● **PROVIDED MATERIAL**
==========

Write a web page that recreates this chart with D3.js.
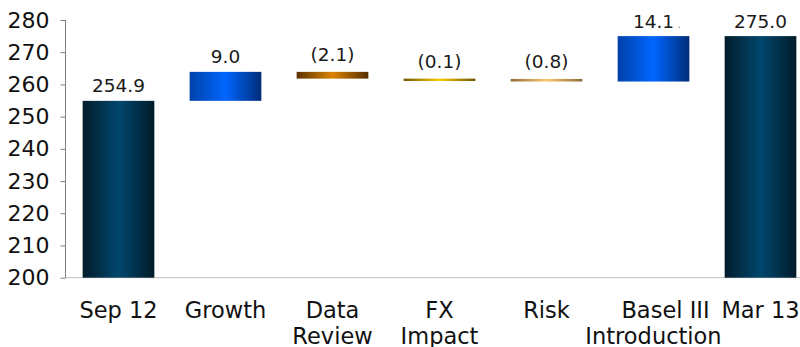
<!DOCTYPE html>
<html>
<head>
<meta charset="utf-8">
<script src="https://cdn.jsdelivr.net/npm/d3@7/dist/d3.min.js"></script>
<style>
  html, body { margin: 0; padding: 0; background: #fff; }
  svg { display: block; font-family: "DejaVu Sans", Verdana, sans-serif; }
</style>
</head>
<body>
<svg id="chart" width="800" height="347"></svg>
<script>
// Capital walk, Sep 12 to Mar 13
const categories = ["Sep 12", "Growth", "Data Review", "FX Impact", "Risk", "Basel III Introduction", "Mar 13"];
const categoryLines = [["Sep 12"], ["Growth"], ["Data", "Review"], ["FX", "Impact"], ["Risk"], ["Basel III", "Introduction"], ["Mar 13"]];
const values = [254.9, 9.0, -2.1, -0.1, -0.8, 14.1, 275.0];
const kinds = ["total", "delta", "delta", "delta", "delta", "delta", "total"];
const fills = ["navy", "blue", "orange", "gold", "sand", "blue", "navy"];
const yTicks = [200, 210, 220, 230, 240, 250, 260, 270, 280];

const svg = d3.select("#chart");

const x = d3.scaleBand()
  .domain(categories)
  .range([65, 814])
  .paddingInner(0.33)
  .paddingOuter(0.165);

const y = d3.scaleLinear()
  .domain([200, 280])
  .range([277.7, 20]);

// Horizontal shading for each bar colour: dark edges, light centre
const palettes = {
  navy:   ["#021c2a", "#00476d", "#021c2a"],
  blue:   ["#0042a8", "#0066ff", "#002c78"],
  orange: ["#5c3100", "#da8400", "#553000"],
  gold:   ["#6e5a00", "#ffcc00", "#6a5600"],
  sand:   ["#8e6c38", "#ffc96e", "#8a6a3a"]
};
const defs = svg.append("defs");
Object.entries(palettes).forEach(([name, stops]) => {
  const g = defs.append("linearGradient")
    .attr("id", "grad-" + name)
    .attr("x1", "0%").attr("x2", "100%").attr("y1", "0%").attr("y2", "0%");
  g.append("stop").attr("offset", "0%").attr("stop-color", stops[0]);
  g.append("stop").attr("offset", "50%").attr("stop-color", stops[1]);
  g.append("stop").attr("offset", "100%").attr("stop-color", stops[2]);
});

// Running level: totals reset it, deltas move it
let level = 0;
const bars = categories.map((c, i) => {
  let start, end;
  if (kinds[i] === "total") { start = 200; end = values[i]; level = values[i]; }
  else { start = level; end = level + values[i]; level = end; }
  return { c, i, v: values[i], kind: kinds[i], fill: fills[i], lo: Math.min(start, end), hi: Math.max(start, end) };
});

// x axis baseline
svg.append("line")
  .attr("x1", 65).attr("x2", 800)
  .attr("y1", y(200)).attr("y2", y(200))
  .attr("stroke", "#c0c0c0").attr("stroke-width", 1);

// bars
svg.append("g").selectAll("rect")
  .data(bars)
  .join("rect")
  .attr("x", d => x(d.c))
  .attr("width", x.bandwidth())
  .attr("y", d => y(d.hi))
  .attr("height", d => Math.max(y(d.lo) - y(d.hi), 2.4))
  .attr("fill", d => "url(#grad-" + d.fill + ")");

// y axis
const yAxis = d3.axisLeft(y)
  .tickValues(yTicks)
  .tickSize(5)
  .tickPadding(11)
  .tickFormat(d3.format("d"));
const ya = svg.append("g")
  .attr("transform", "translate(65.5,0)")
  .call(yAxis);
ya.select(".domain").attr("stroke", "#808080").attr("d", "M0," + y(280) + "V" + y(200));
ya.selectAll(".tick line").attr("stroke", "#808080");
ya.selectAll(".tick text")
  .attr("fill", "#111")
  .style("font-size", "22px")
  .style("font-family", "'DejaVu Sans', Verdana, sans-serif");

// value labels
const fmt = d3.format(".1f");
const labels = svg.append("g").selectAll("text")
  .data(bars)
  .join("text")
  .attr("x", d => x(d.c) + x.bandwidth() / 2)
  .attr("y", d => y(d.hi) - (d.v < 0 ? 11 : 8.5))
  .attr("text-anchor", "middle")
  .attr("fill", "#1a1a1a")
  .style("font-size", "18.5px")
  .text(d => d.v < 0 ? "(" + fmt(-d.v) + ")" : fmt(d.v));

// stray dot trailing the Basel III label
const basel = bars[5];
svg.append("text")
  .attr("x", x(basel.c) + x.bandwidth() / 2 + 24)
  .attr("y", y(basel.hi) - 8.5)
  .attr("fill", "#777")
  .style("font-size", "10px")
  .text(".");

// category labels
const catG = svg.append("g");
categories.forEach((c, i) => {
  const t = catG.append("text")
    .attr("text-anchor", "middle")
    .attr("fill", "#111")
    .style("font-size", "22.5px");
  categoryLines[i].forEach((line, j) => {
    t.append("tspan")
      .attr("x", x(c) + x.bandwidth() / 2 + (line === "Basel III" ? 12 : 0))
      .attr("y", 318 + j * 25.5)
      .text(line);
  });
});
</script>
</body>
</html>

==========

● **EXERCISE TASK**
Write out the full listing verbatim, excluding its pictures.

● **ANSWER TO THE PROBLEM**
Write a web page that recreates this chart with D3.js.
<!DOCTYPE html>
<html>
<head>
<meta charset="utf-8">
<script src="https://cdn.jsdelivr.net/npm/d3@7/dist/d3.min.js"></script>
<style>
  html, body { margin: 0; padding: 0; background: #fff; }
  svg { display: block; font-family: "DejaVu Sans", Verdana, sans-serif; }
</style>
</head>
<body>
<svg id="chart" width="800" height="347"></svg>
<script>
// Capital walk, Sep 12 to Mar 13
const categories = ["Sep 12", "Growth", "Data Review", "FX Impact", "Risk", "Basel III Introduction", "Mar 13"];
const categoryLines = [["Sep 12"], ["Growth"], ["Data", "Review"], ["FX", "Impact"], ["Risk"], ["Basel III", "Introduction"], ["Mar 13"]];
const values = [254.9, 9.0, -2.1, -0.1, -0.8, 14.1, 275.0];
const kinds = ["total", "delta", "delta", "delta", "delta", "delta", "total"];
const fills = ["navy", "blue", "orange", "gold", "sand", "blue", "navy"];
const yTicks = [200, 210, 220, 230, 240, 250, 260, 270, 280];

const svg = d3.select("#chart");

const x = d3.scaleBand()
  .domain(categories)
  .range([65, 814])
  .paddingInner(0.33)
  .paddingOuter(0.165);

const y = d3.scaleLinear()
  .domain([200, 280])
  .range([277.7, 20]);

// Horizontal shading for each bar colour: dark edges, light centre
const palettes = {
  navy:   ["#021c2a", "#00476d", "#021c2a"],
  blue:   ["#0042a8", "#0066ff", "#002c78"],
  orange: ["#5c3100", "#da8400", "#553000"],
  gold:   ["#6e5a00", "#ffcc00", "#6a5600"],
  sand:   ["#8e6c38", "#ffc96e", "#8a6a3a"]
};
const defs = svg.append("defs");
Object.entries(palettes).forEach(([name, stops]) => {
  const g = defs.append("linearGradient")
    .attr("id", "grad-" + name)
    .attr("x1", "0%").attr("x2", "100%").attr("y1", "0%").attr("y2", "0%");
  g.append("stop").attr("offset", "0%").attr("stop-color", stops[0]);
  g.append("stop").attr("offset", "50%").attr("stop-color", stops[1]);
  g.append("stop").attr("offset", "100%").attr("stop-color", stops[2]);
});

// Running level: totals reset it, deltas move it
let level = 0;
const bars = categories.map((c, i) => {
  let start, end;
  if (kinds[i] === "total") { start = 200; end = values[i]; level = values[i]; }
  else { start = level; end = level + values[i]; level = end; }
  return { c, i, v: values[i], kind: kinds[i], fill: fills[i], lo: Math.min(start, end), hi: Math.max(start, end) };
});

// x axis baseline
svg.append("line")
  .attr("x1", 65).attr("x2", 800)
  .attr("y1", y(200)).attr("y2", y(200))
  .attr("stroke", "#c0c0c0").attr("stroke-width", 1);

// bars
svg.append("g").selectAll("rect")
  .data(bars)
  .join("rect")
  .attr("x", d => x(d.c))
  .attr("width", x.bandwidth())
  .attr("y", d => y(d.hi))
  .attr("height", d => Math.max(y(d.lo) - y(d.hi), 2.4))
  .attr("fill", d => "url(#grad-" + d.fill + ")");

// y axis
const yAxis = d3.axisLeft(y)
  .tickValues(yTicks)
  .tickSize(5)
  .tickPadding(11)
  .tickFormat(d3.format("d"));
const ya = svg.append("g")
  .attr("transform", "translate(65.5,0)")
  .call(yAxis);
ya.select(".domain").attr("stroke", "#808080").attr("d", "M0," + y(280) + "V" + y(200));
ya.selectAll(".tick line").attr("stroke", "#808080");
ya.selectAll(".tick text")
  .attr("fill", "#111")
  .style("font-size", "22px")
  .style("font-family", "'DejaVu Sans', Verdana, sans-serif");

// value labels
const fmt = d3.format(".1f");
const labels = svg.append("g").selectAll("text")
  .data(bars)
  .join("text")
  .attr("x", d => x(d.c) + x.bandwidth() / 2)
  .attr("y", d => y(d.hi) - (d.v < 0 ? 11 : 8.5))
  .attr("text-anchor", "middle")
  .attr("fill", "#1a1a1a")
  .style("font-size", "18.5px")
  .text(d => d.v < 0 ? "(" + fmt(-d.v) + ")" : fmt(d.v));

// stray dot trailing the Basel III label
const basel = bars[5];
svg.append("text")
  .attr("x", x(basel.c) + x.bandwidth() / 2 + 24)
  .attr("y", y(basel.hi) - 8.5)
  .attr("fill", "#777")
  .style("font-size", "10px")
  .text(".");

// category labels
const catG = svg.append("g");
categories.forEach((c, i) => {
  const t = catG.append("text")
    .attr("text-anchor", "middle")
    .attr("fill", "#111")
    .style("font-size", "22.5px");
  categoryLines[i].forEach((line, j) => {
    t.append("tspan")
      .attr("x", x(c) + x.bandwidth() / 2 + (line === "Basel III" ? 12 : 0))
      .attr("y", 318 + j * 25.5)
      .text(line);
  });
});
</script>
</body>
</html>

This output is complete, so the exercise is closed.